While the crisis passed quickly, thanks to the leadership of the Central Bank and assurances from political leaders, it marked again the fragile confidence in government policies. The Executive Magazine wrote that whether experts blamed “financial/corruption, fiscal/monetary, or regional/geopolitical angles, what these narratives on the reasons for the sudden crisis have notably in common is that their explanations come in tandem with dire warnings that more, worse, and far longer pain is likely to visit upon the people if no true and radical change is accomplished very soon.”

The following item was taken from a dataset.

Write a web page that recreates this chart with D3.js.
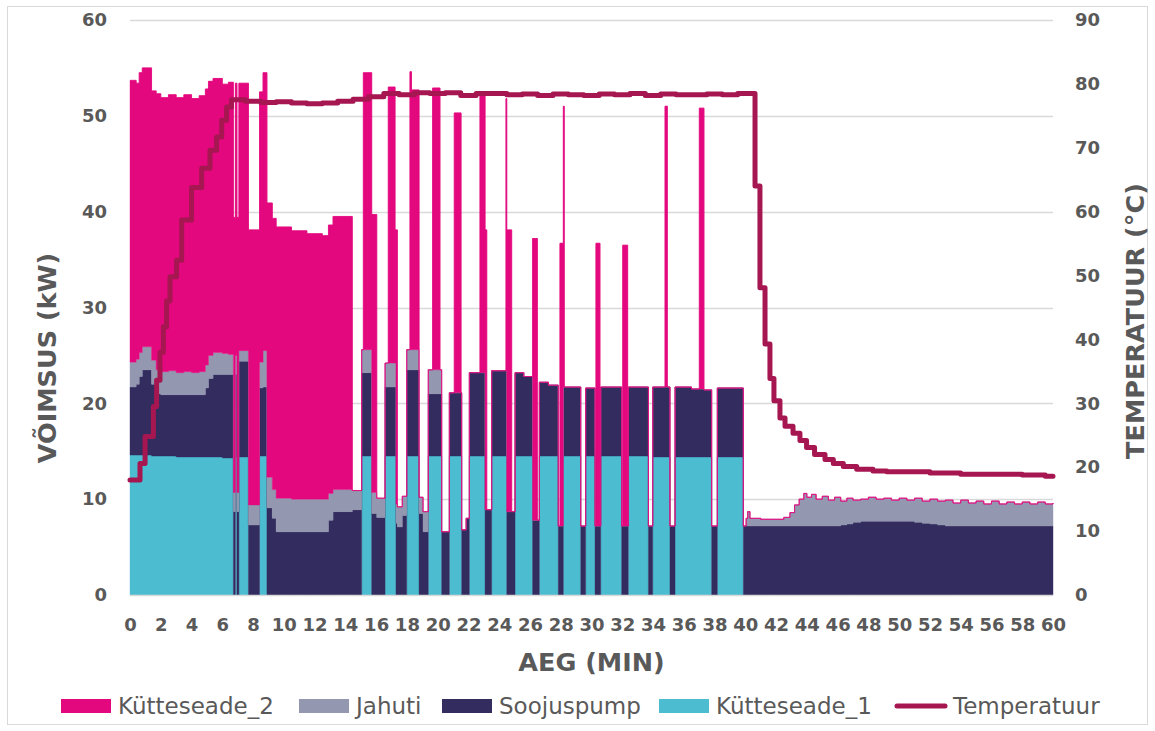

Its short list of needed changes mention that “Lebanon is in need of an economic resuscitation whose dimensions need to incorporate efforts of constructing, restoring, reforming, rebuilding, and reinventing crucial pillars of public trust, governmental credibility, and economic strength.”
This was reinforced by the recent decision by Moody’s, the international rating agency, to review Lebanon’s progress, if any, on reform. “A decision to downgrade the country’s rating would take place if the review was to conclude that Lebanon's fiscal, liquidity, bank deposit, and balance of payments dynamics will likely continue to weaken, potentially destabilizing the currency peg and/or increasing the risk of an imminent debt rescheduling or other liability management exercise that may constitute a default.”
Moody’s also mentioned the need to adopt and implement the CEDRE reforms and the failure to attract support from other countries, such as the Arab Gulf States, will be critical factors. “We all know the government needs to take measures and cannot rely indefinitely on the banking sector and this is another reminder for the authorities to take in-depth and credible reform measures that would generate a positive shock in the financial market and private sector,” said Nassib Ghobril, chief economist of Byblos Bank. “It’s a question of confidence ... they need to take measures to boost confidence.”